Again you can’t help yourself in misrepresentation with the “45% wanted to leave prostitution” what was actually said was “prostitutes when asked whether they had considered stopping selling sex in the next year 55% overall said no” Can you not see the difference? Can you see the qualifier that you omitted? Clue in the next year. Can you see how you have misrepresented what I said? Can you see how this is not the same as the 90% quoted from Farley (and misquoted by abolitionists) to say “immediately”, look at the other figures I showed, clearly a minority wish to leave even in the next year. Can you see how you miss represent what I said?
The true picture is that a large proportion of street workers would like to quit but for the majority-those indoors they take a pragmatic view of doing it for a bit (often to save for a particular project or finance their education or because it provides flexible working which can be fitted around child-care) and then consider leaving. I would like to think that you can see that but I am afraid are twisting it for your agenda.

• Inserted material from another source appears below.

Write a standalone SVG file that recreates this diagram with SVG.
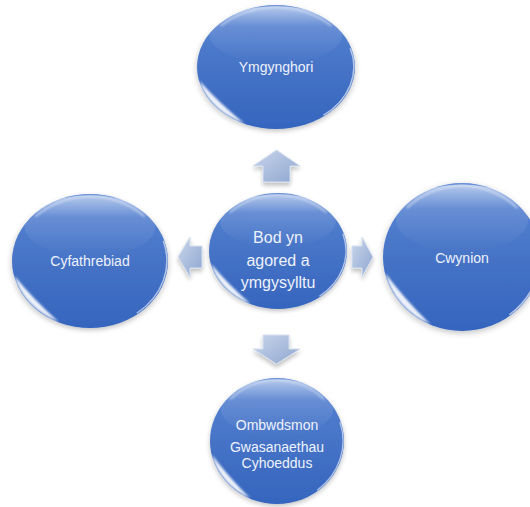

And the misrepresentation continues-when I made the beer analogy it was in the knowledge there are two types of analogy-(n) that of things and (a)that of argument; it was clear as a pike staff that I meant the latter as I explicitly excluded “that of things” in my post by saying I was not equating women to beer. But oh no the wimmin deliberately interpreted it as the former. Why? Could it be that they were not very bright-or could it be because it suited their agenda?
As I pointed out on the IM thread the quotes (from Punternet) are highly selective and often edited to make them seem worse. The radfem/abolitionist agenda is quite clear that is to paint men as misogynist women haters (as Dworkin would have you believe When men use women in prostitution, they are expressing a pure hatred for the female body speech at a symposium entitled "Prostitution: From Academia to Activism," sponsored by the Michigan Journal of Gender and Law at the University of Michigan Law School, October 31, 1992.
But as I pointed out (endlessly) a different picture emerges if you take representative samples from Punternet –here are two examples in academic articles using representative samples from Punternet as a source here and here. Now there are doubtlessly some misogynists amongst the clients of prostitutes but the vast majority are not. But hey don’t let the truth interfere with the abolitionist agenda.